Mas, saltemos para a democracia, para os regimes onde impera a liberdade de expressão. Deixemos os jornais, pois quase caíram em desuso, e atenhamo-nos nas estações de televisão, em especial nos telejornais e comentários subsequentes.

Antes do mais, em princípio, democracia e liberdade correspondem a uma economia liberal, o mesmo é dizer, capitalista. E ao dizer capitalista quero dizer concorrencial, que, por seu turno, equivale a afirmar “vale tudo” para alcançar objectivos.

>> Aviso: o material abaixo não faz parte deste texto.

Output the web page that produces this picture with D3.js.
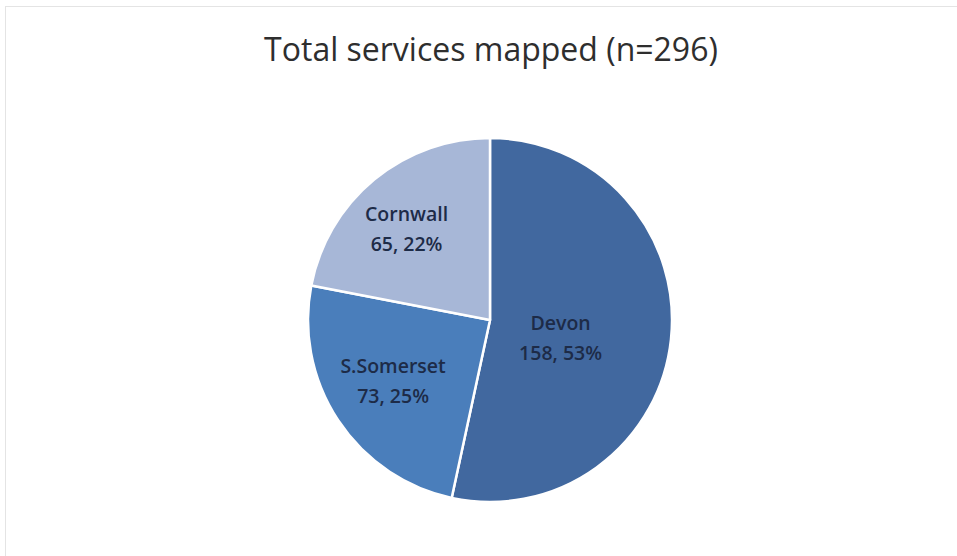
<!DOCTYPE html>
<html>
<head>
<meta charset="utf-8">
<script src="https://cdn.jsdelivr.net/npm/d3@7"></script>
<style>
  html, body { margin: 0; padding: 0; background: #ffffff; }
  svg { display: block; }
</style>
</head>
<body>
<svg id="chart" width="957" height="556"></svg>
<script>
// Services mapped per area
const categories = ["Devon", "S.Somerset", "Cornwall"];
const counts = [158, 73, 65];
const percentLabels = ["53%", "25%", "22%"];
const total = 296;
const titleText = "Total services mapped (n=" + total + ")";

const colors = ["#41689f", "#4a7ebb", "#a7b7d7"];

const W = 957, H = 556;
const cx = 490, cy = 320, R = 182;

const svg = d3.select("#chart");

// chart area frame
svg.append("rect")
  .attr("x", 5.5).attr("y", 6.5)
  .attr("width", W).attr("height", H)
  .attr("fill", "#ffffff")
  .attr("stroke", "#e4e4e4")
  .attr("stroke-width", 1);

svg.append("text")
  .attr("x", 491).attr("y", 61)
  .attr("text-anchor", "middle")
  .attr("font-family", "'Open Sans', sans-serif")
  .attr("font-size", 32)
  .attr("fill", "#2e2e2e")
  .text(titleText);

const data = categories.map((c, i) => ({ name: c, value: counts[i], pct: percentLabels[i], color: colors[i] }));

const pie = d3.pie().value(d => d.value).sort(null);
const arcs = pie(data);

const arc = d3.arc().innerRadius(0).outerRadius(R);

const g = svg.append("g").attr("transform", `translate(${cx},${cy})`);

g.selectAll("path.slice")
  .data(arcs)
  .join("path")
  .attr("class", "slice")
  .attr("d", arc)
  .attr("fill", d => d.data.color)
  .attr("stroke", "#ffffff")
  .attr("stroke-width", 2.5)
  .attr("stroke-linejoin", "round");

// label placement: radius fraction and angular nudge per slice
const labelLayout = {
  "Devon": { r: 0.40, shift: 0.14 },
  "S.Somerset": { r: 0.63, shift: 0.02 },
  "Cornwall": { r: 0.68, shift: -0.05 }
};

const labels = g.selectAll("g.lbl")
  .data(arcs)
  .join("g")
  .attr("class", "lbl")
  .attr("transform", d => {
    const lay = labelLayout[d.data.name];
    const a = (d.startAngle + d.endAngle) / 2 + lay.shift;
    const rr = R * lay.r;
    return `translate(${rr * Math.sin(a)},${-rr * Math.cos(a)})`;
  });

const labelFont = {
  family: "'Open Sans', sans-serif",
  size: 19.5,
  weight: 600,
  color: "#1d2b47"
};

labels.append("text")
  .attr("text-anchor", "middle")
  .attr("y", -8)
  .attr("font-family", labelFont.family)
  .attr("font-size", labelFont.size)
  .attr("font-weight", labelFont.weight)
  .attr("fill", labelFont.color)
  .text(d => d.data.name);

labels.append("text")
  .attr("text-anchor", "middle")
  .attr("y", 22)
  .attr("font-family", labelFont.family)
  .attr("font-size", labelFont.size)
  .attr("font-weight", labelFont.weight)
  .attr("fill", labelFont.color)
  .text(d => d.data.value + ", " + d.data.pct);
</script>
</body>
</html>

Então, quando nos debruçamos sobre a informação televisiva, temos dois “vale tudo”: a concorrência entre estações de televisão para conquistar maiores audiências e todos os meios para convencer os telespectadores da “verdade política” (esta já não é a do regime, mas a dos interesses económicos a que está ligada a emissora) prosseguida pela redacção dos telejornais.

É aqui que começa a sofisticação do modo de informar, pois, pode esconder e nada dizer, pode distorcer a informação e pode propositadamente mentir. E isto é “democrático”, segundo o estatuto editorial da redacção. Se algum jornalista discordar já sabe que tem ao fundo do corredor uma porta por onde deve sair para não mais entrar.

Têm uma vida complicada os jornalistas quando exercem a actividade em regime democrático, não têm?

Mas há mais…

 

É que não basta informar de acordo com os interesses político-económicos dos accionistas da estação de televisão. A informação tem de convencer a audiência e, então, a “coisa” complica-se bastante mais, porque ao jornalista ‒ desde o simples repórter ao mais “virtuoso” comentador ‒ impõe-se “desfazer” as ideias do telespectador para as “refazer” de acordo com o modelo de “democracia” que, em “plena liberdade”, o telespectador deve ter.

Este mecanismo lembra-me Somerset Maugham e a forma como descreve a acção de um missionário que “inventa” o pecado de andar nu, numa das ilhas dos mares do sul quando, até à chegada do pastor, era completamente desconhecido tal conceito. As religiões “criam” condicionalismos mentais e comportamentais a que chamamos alienações. Em “democracia” e, por conseguinte, em “liberdade” os órgãos de comunicação social têm a função de nos alienar, contando os acontecimentos de modo a que seja “pecado” pensar ou agir de maneira diferente.

 

Eu, que vivi em ditadura e em democracia, posso testemunhar que é muito mais difícil escrever num regime onde a expressão do pensamento seja, supostamente, livre, do que em ditadura. A crítica social e a força da pressão da opinião dos outros valem pela perseguição da censura e pela repressão da polícia política, porque ser um perseguido político em ditadura é tomado como um acto heróico e estar em oposição à opinião social, em democracia, corresponde à ostracização, em certos meios.